Technique and finesse were the hallmarks of Bombay Jayashri’s recital
There are various styles and inspirations in performances, and the ideal technique of Bombay Jayashri is to use her mellifluous voice to draw out the dormant aesthetics of a raga in delineation and of a song in interpretation.
This aspect was evident during the special concert at Meenakshi College, where Sri Bharati Tirtha of Sringeri Math was camping.
In her two alapanas of Kalyani (‘Kamalaambaam-Bhajare’) and Khambodi (‘Maa-Janaki’), Bombay Jayashri used her soothing voice to impart repose with liveliness and to create a warm ambience.
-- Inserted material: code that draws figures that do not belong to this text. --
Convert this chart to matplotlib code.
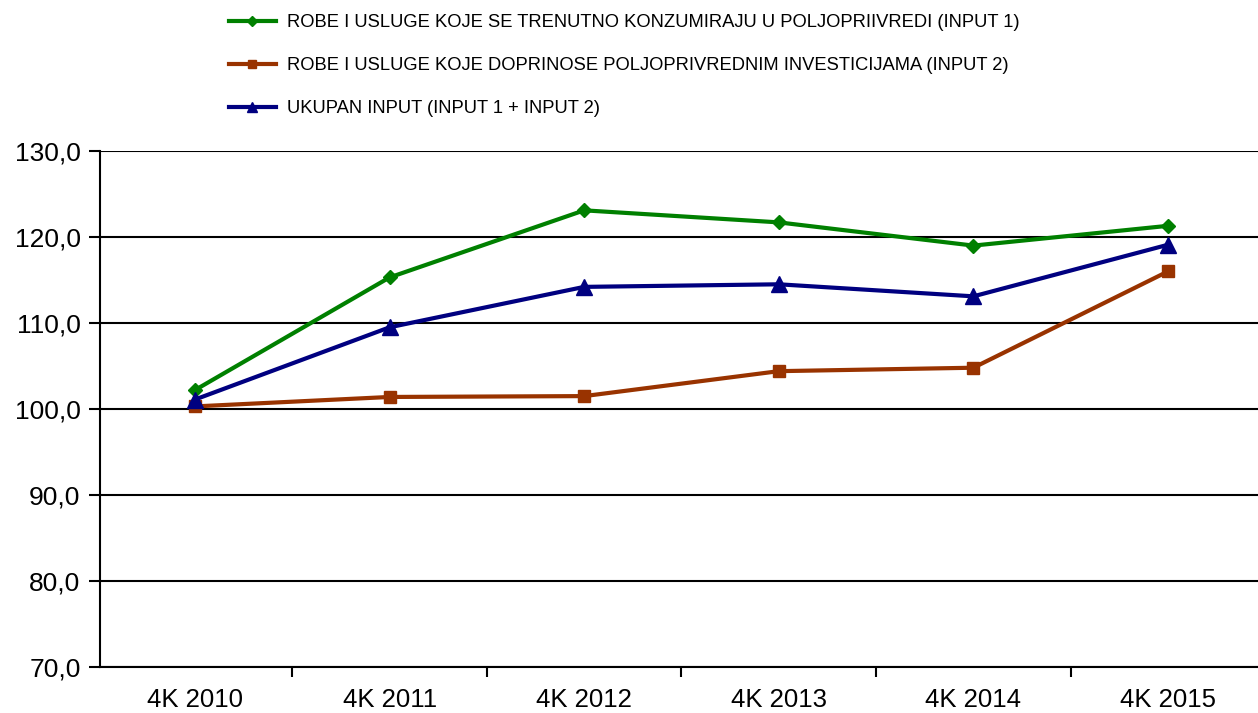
import matplotlib.pyplot as plt

plt.rcParams['font.family'] = ['Liberation Sans', 'DejaVu Sans']

kvartali = ['4K 2010', '4K 2011', '4K 2012', '4K 2013', '4K 2014', '4K 2015']
input1 = [102.2, 115.3, 123.1, 121.7, 119.0, 121.3]
input2 = [100.3, 101.4, 101.5, 104.4, 104.8, 116.0]
ukupno = [101.1, 109.5, 114.2, 114.5, 113.1, 119.1]

nazivi = ['ROBE I USLUGE KOJE SE TRENUTNO KONZUMIRAJU U POLJOPRIIVREDI (INPUT 1)',
          'ROBE I USLUGE KOJE DOPRINOSE POLJOPRIVREDNIM INVESTICIJAMA (INPUT 2)',
          'UKUPAN INPUT (INPUT 1 + INPUT 2)']

fig = plt.figure(figsize=(12.58, 7.13), dpi=100)
ax = fig.add_axes([100 / 1258, 1 - 667 / 713, 1158 / 1258, 516 / 713])

x = range(len(kvartali))
ax.plot(x, input1, color='#008000', lw=3, marker='D', ms=7, label=nazivi[0], zorder=3)
ax.plot(x, input2, color='#993300', lw=3, marker='s', ms=9, label=nazivi[1], zorder=3)
ax.plot(x, ukupno, color='#000080', lw=3, marker='^', ms=11, label=nazivi[2], zorder=4)

ax.set_ylim(70, 130)
ax.set_xlim(-0.488, 5.4625)
ax.set_yticks(range(70, 131, 10))
ax.set_yticklabels([f'{v},0' for v in range(70, 131, 10)])
ax.set_xticks(list(x))
ax.set_xticklabels(kvartali)
ax.set_xticks([i - 0.5 for i in range(1, 6)], minor=True)
ax.tick_params(axis='x', which='major', length=0, labelsize=18.5, pad=15)
ax.tick_params(axis='x', which='minor', length=7, width=1.5)
ax.tick_params(axis='y', length=8, width=1.5, labelsize=19, pad=6)
ax.grid(axis='y', color='black', lw=1.5)
ax.set_axisbelow(True)
for s in ['top', 'right']:
    ax.spines[s].set_visible(False)
ax.spines['left'].set_linewidth(1.5)
ax.spines['bottom'].set_linewidth(1.5)

fig.legend(loc='upper left', bbox_to_anchor=(212 / 1258, 1.003), frameon=False,
           fontsize=13.2, handlelength=2.6, handletextpad=0.6, labelspacing=1.42,
           markerscale=0.7, numpoints=1)

fig.savefig('out.png', dpi=100)
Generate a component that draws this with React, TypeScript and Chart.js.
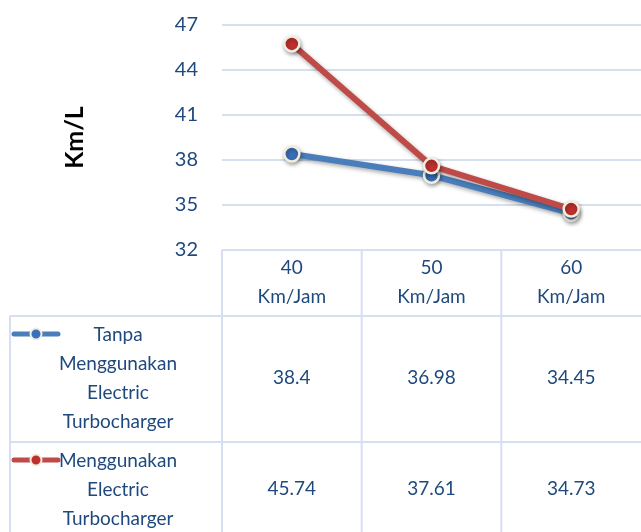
import React, { useEffect, useRef } from "react";
import { Chart, registerables } from "chart.js";

Chart.register(...registerables);

// Speeds tested and fuel consumption (Km/L) for each configuration
const speeds = ["40", "50", "60"];
const speedUnit = "Km/Jam";
const tanpaValues = [38.4, 36.98, 34.45];
const denganValues = [45.74, 37.61, 34.73];
const tanpaLabel = ["Tanpa", "Menggunakan", "Electric", "Turbocharger"];
const denganLabel = ["Menggunakan", "Electric", "Turbocharger"];
const yTicks = [32, 35, 38, 41, 44, 47];

const TEXT_BLUE = "#1F497D";
const GRID = "#D5DFEF";
const BLUE_LINE = "#4A7EBB";
const RED_LINE = "#BE4B48";
const BLUE_DOT = "#3A70B8";
const RED_DOT = "#C0302E";
const DOT_RIM = "#F1EEDF";
const TABLE_FONT = "19px Lato";

const seriesLines = [tanpaLabel, denganLabel];

// Soft drop shadow behind lines and markers
const shadowPlugin = {
  id: "softShadow",
  beforeDatasetDraw(chart: any) {
    const ctx = chart.ctx;
    ctx.save();
    ctx.shadowColor = "rgba(0,0,0,0.35)";
    ctx.shadowBlur = 4;
    ctx.shadowOffsetX = 1;
    ctx.shadowOffsetY = 2;
  },
  afterDatasetDraw(chart: any) {
    chart.ctx.restore();
  },
};

// Data table under the plot: header row with categories, one row per series
const tablePlugin = {
  id: "dataTable",
  afterDraw(chart: any) {
    const { ctx, chartArea } = chart;
    const x = chart.scales.x;
    const labels: string[] = chart.data.labels;
    const n = labels.length;
    const centers = labels.map((_: string, i: number) => x.getPixelForValue(i));
    const bounds = [chartArea.left];
    for (let i = 0; i < n - 1; i++) bounds.push((centers[i] + centers[i + 1]) / 2);
    bounds.push(chartArea.right);

    const top = chartArea.bottom;
    const headerBottom = top + 66;
    const row1Bottom = headerBottom + 126;
    const bottom = chart.height;
    const tableLeft = 10;
    const right = chart.width;

    ctx.save();
    ctx.strokeStyle = GRID;
    ctx.lineWidth = 2;
    ctx.beginPath();
    ctx.moveTo(chartArea.left, top);
    ctx.lineTo(right, top);
    ctx.moveTo(tableLeft, headerBottom);
    ctx.lineTo(right, headerBottom);
    ctx.moveTo(tableLeft, row1Bottom);
    ctx.lineTo(right, row1Bottom);
    ctx.moveTo(tableLeft, headerBottom);
    ctx.lineTo(tableLeft, bottom);
    for (let i = 0; i < bounds.length - 1; i++) {
      ctx.moveTo(bounds[i], top);
      ctx.lineTo(bounds[i], bottom);
    }
    ctx.stroke();

    ctx.fillStyle = TEXT_BLUE;
    ctx.font = TABLE_FONT;
    ctx.textAlign = "center";
    ctx.textBaseline = "middle";

    // header
    centers.forEach((cx: number, i: number) => {
      ctx.fillText(labels[i], cx, top + 18);
      ctx.fillText(speedUnit, cx, top + 47);
    });

    const rowTops = [headerBottom, row1Bottom];
    const valueOffsets = [62, 47];
    chart.data.datasets.forEach((ds: any, r: number) => {
      const rowTop = rowTops[r];
      // values
      ds.data.forEach((v: number, i: number) => {
        ctx.fillStyle = TEXT_BLUE;
        ctx.fillText(String(v), centers[i], rowTop + valueOffsets[r]);
      });
      // series name
      const lines = seriesLines[r];
      lines.forEach((t: string, k: number) => {
        ctx.fillStyle = TEXT_BLUE;
        ctx.fillText(t, 118, rowTop + 19 + 29 * k);
      });
      // legend marker
      const my = rowTop + 18;
      ctx.save();
      ctx.strokeStyle = ds.borderColor;
      ctx.lineWidth = 5;
      ctx.lineCap = "round";
      ctx.beginPath();
      ctx.moveTo(14, my);
      ctx.lineTo(58, my);
      ctx.stroke();
      ctx.beginPath();
      ctx.arc(36, my, 5.5, 0, Math.PI * 2);
      ctx.fillStyle = ds.pointBackgroundColor;
      ctx.fill();
      ctx.lineWidth = 2;
      ctx.strokeStyle = DOT_RIM;
      ctx.stroke();
      ctx.restore();
    });
    ctx.restore();
  },
};

export default function App() {
  const canvasRef = useRef<HTMLCanvasElement | null>(null);

  useEffect(() => {
    const canvas = canvasRef.current;
    if (!canvas) return;
    Chart.defaults.font.family = "Lato";
    const chart = new Chart(canvas, {
      type: "line",
      data: {
        labels: speeds,
        datasets: [
          {
            label: tanpaLabel.join(" "),
            data: tanpaValues,
            borderColor: BLUE_LINE,
            borderWidth: 6,
            pointBackgroundColor: BLUE_DOT,
            pointBorderColor: DOT_RIM,
            pointBorderWidth: 2.5,
            pointRadius: 7.5,
            order: 2,
          },
          {
            label: denganLabel.join(" "),
            data: denganValues,
            borderColor: RED_LINE,
            borderWidth: 6,
            pointBackgroundColor: RED_DOT,
            pointBorderColor: DOT_RIM,
            pointBorderWidth: 2.5,
            pointRadius: 7.5,
            order: 1,
          },
        ],
      },
      options: {
        responsive: false,
        animation: false,
        devicePixelRatio: 1,
        layout: { autoPadding: false, padding: { top: 25, right: 0, left: 0, bottom: 282 } },
        plugins: {
          legend: { display: false },
          tooltip: { enabled: false },
        },
        scales: {
          x: {
            display: false,
            offset: true,
          },
          y: {
            min: yTicks[0],
            max: yTicks[yTicks.length - 1],
            afterFit: (scale: any) => {
              scale.width = 222;
              scale.paddingTop = 0;
              scale.paddingBottom = 0;
            },
            ticks: {
              stepSize: yTicks[1] - yTicks[0],
              color: TEXT_BLUE,
              font: { size: 20, family: "Lato" },
              padding: 24,
            },
            grid: { color: GRID, lineWidth: 2, drawTicks: false },
            border: { display: false },
            title: {
              display: true,
              text: "Km/L",
              color: "#000000",
              font: { size: 25, weight: "bold", family: "Lato" },
              padding: { top: 60, bottom: 0 },
            },
          },
        },
      },
      plugins: [shadowPlugin, tablePlugin],
    });
    return () => chart.destroy();
  }, []);

  return (
    <div style={{ position: "fixed", left: 0, top: 0, width: 641, height: 532, background: "#ffffff" }}>
      <canvas ref={canvasRef} width={641} height={532} />
    </div>
  );
}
These two vinyasas portrayed the special relationship between sensitivity and subtlety that made the presentation classic.
There were seamless sancharas in alapanas, each revealing different aesthetic shades with her technique providing enough melodic space for creativity.
Fit and finish qualities were hallmarks of her recital.
The song list contained: ‘Darini-Telusukonti’ (Suddha Saveri), ‘Tatva-Maria-Tarama’ (Sriranjani) ‘Sakala-Graha Bala-Neene’ (Atana) and ‘Sarade-Karunanidhe’ (Hamir Kalyani, a composition of Sri Chandrasekhara Bharati).
Each song represented its unique identity, the dulcet tonal expression conferring a soft touch on the sahityas and their clarity.
In the management of the many sangatis in the Suddha Saveri song, ‘Darini-Telusukonti,’ the voice had finesse.
What called for rapt attention was the exquisite movement wrapping up the raga delineation and monumental song interpretation. Throughout the concert, her voice was mellow without being fragile.
She put all imaginative inputs in her technique. There was much to be said of the way she programmed the concert.
Rajeev (violin), Sumesh. Narayanan (mridangam) and Nerkundram Sankar (ganjira) were the accompanists. Their support was neither vigorous nor disturbing.